▼▼▼
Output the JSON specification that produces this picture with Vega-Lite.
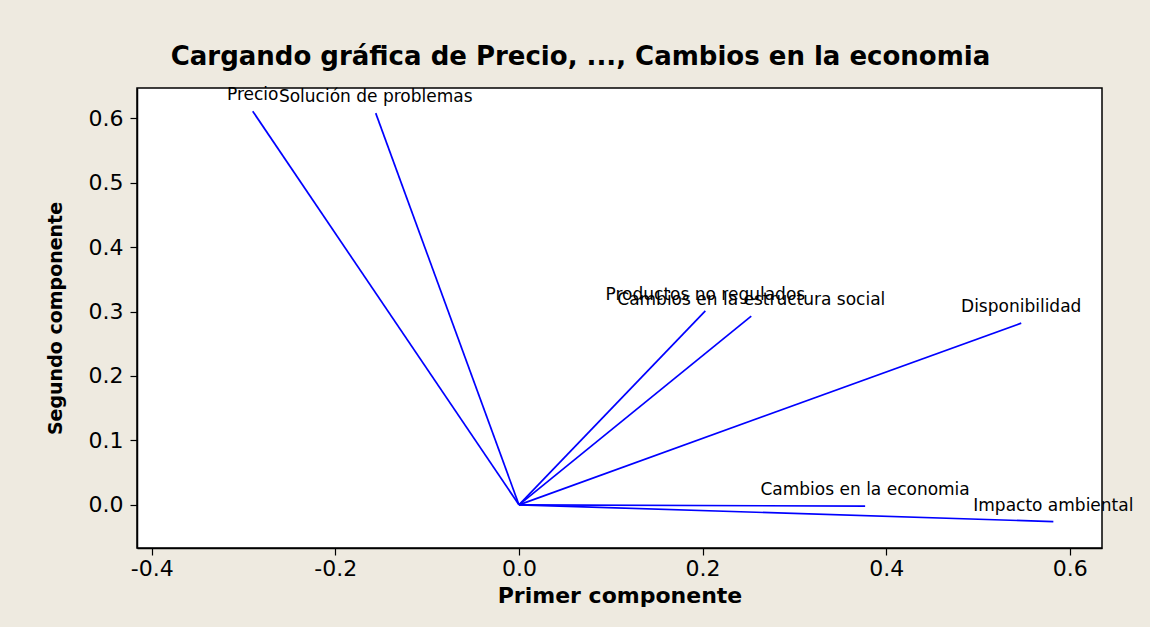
{
  "$schema": "https://vega.github.io/schema/vega-lite/v6.json",
  "autosize": {"type": "none"},
  "width": 965,
  "height": 460,
  "padding": {"left": 137, "top": 88, "right": 48, "bottom": 79},
  "background": "#EEEAE0",
  "title": {
    "text": "Cargando gráfica de Precio, ..., Cambios en la economia",
    "font": "DejaVu Sans",
    "fontSize": 26,
    "fontWeight": "bold",
    "color": "#000000",
    "anchor": "middle",
    "dx": -39,
    "offset": 16
  },
  "config": {
    "view": {"fill": "#FFFFFF", "stroke": "#000000", "strokeWidth": 1.5},
    "axis": {
      "grid": false,
      "domainColor": "#000000",
      "domainWidth": 1.5,
      "tickColor": "#000000",
      "tickSize": 7,
      "tickWidth": 1.2,
      "labelFont": "DejaVu Sans",
      "labelFontSize": 22,
      "labelColor": "#000000",
      "titleFont": "DejaVu Sans",
      "titleFontWeight": "bold",
      "titleColor": "#000000"
    }
  },
  "data": {
    "values": [
      {"variable": "Precio", "x": -0.290, "y": 0.611},
      {"variable": "Solución de problemas", "x": -0.156, "y": 0.608},
      {"variable": "Productos no regulados", "x": 0.203, "y": 0.301},
      {"variable": "Cambios en la estructura social", "x": 0.253, "y": 0.293},
      {"variable": "Disponibilidad", "x": 0.547, "y": 0.282},
      {"variable": "Cambios en la economia", "x": 0.377, "y": -0.002},
      {"variable": "Impacto ambiental", "x": 0.582, "y": -0.026}
    ]
  },
  "encoding": {
    "x": {
      "field": "x",
      "type": "quantitative",
      "title": "Primer componente",
      "scale": {"domain": [-0.416, 0.635], "nice": false, "zero": false},
      "axis": {
        "values": [-0.4, -0.2, 0, 0.2, 0.4, 0.6],
        "labelExpr": "replace(format(datum.value, '.1f'), '−', '-')",
        "labelPadding": 3,
        "titleFontSize": 22,
        "titlePadding": 6
      }
    },
    "y": {
      "field": "y",
      "type": "quantitative",
      "title": "Segundo componente",
      "scale": {"domain": [-0.067, 0.647], "nice": false, "zero": false},
      "axis": {
        "values": [0, 0.1, 0.2, 0.3, 0.4, 0.5, 0.6],
        "labelExpr": "replace(format(datum.value, '.1f'), '−', '-')",
        "labelPadding": 7,
        "titleFontSize": 19,
        "titlePadding": 23
      }
    }
  },
  "layer": [
    {
      "mark": {"type": "rule", "color": "#0000FF", "strokeWidth": 1.7},
      "encoding": {
        "x2": {"datum": 0},
        "y2": {"datum": 0}
      }
    },
    {
      "mark": {"type": "text", "font": "DejaVu Sans", "fontSize": 17, "color": "#000000", "align": "center", "baseline": "alphabetic", "dy": -11, "clip": false},
      "encoding": {
        "text": {"field": "variable"}
      }
    }
  ]
}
▲▲▲
● **JOB**
Omit pictures; set down the rest of the material word for word.

● **FULL SOLUTION**
Output the JSON specification that produces this picture with Vega-Lite.
{
  "$schema": "https://vega.github.io/schema/vega-lite/v6.json",
  "autosize": {"type": "none"},
  "width": 965,
  "height": 460,
  "padding": {"left": 137, "top": 88, "right": 48, "bottom": 79},
  "background": "#EEEAE0",
  "title": {
    "text": "Cargando gráfica de Precio, ..., Cambios en la economia",
    "font": "DejaVu Sans",
    "fontSize": 26,
    "fontWeight": "bold",
    "color": "#000000",
    "anchor": "middle",
    "dx": -39,
    "offset": 16
  },
  "config": {
    "view": {"fill": "#FFFFFF", "stroke": "#000000", "strokeWidth": 1.5},
    "axis": {
      "grid": false,
      "domainColor": "#000000",
      "domainWidth": 1.5,
      "tickColor": "#000000",
      "tickSize": 7,
      "tickWidth": 1.2,
      "labelFont": "DejaVu Sans",
      "labelFontSize": 22,
      "labelColor": "#000000",
      "titleFont": "DejaVu Sans",
      "titleFontWeight": "bold",
      "titleColor": "#000000"
    }
  },
  "data": {
    "values": [
      {"variable": "Precio", "x": -0.290, "y": 0.611},
      {"variable": "Solución de problemas", "x": -0.156, "y": 0.608},
      {"variable": "Productos no regulados", "x": 0.203, "y": 0.301},
      {"variable": "Cambios en la estructura social", "x": 0.253, "y": 0.293},
      {"variable": "Disponibilidad", "x": 0.547, "y": 0.282},
      {"variable": "Cambios en la economia", "x": 0.377, "y": -0.002},
      {"variable": "Impacto ambiental", "x": 0.582, "y": -0.026}
    ]
  },
  "encoding": {
    "x": {
      "field": "x",
      "type": "quantitative",
      "title": "Primer componente",
      "scale": {"domain": [-0.416, 0.635], "nice": false, "zero": false},
      "axis": {
        "values": [-0.4, -0.2, 0, 0.2, 0.4, 0.6],
        "labelExpr": "replace(format(datum.value, '.1f'), '−', '-')",
        "labelPadding": 3,
        "titleFontSize": 22,
        "titlePadding": 6
      }
    },
    "y": {
      "field": "y",
      "type": "quantitative",
      "title": "Segundo componente",
      "scale": {"domain": [-0.067, 0.647], "nice": false, "zero": false},
      "axis": {
        "values": [0, 0.1, 0.2, 0.3, 0.4, 0.5, 0.6],
        "labelExpr": "replace(format(datum.value, '.1f'), '−', '-')",
        "labelPadding": 7,
        "titleFontSize": 19,
        "titlePadding": 23
      }
    }
  },
  "layer": [
    {
      "mark": {"type": "rule", "color": "#0000FF", "strokeWidth": 1.7},
      "encoding": {
        "x2": {"datum": 0},
        "y2": {"datum": 0}
      }
    },
    {
      "mark": {"type": "text", "font": "DejaVu Sans", "fontSize": 17, "color": "#000000", "align": "center", "baseline": "alphabetic", "dy": -11, "clip": false},
      "encoding": {
        "text": {"field": "variable"}
      }
    }
  ]
}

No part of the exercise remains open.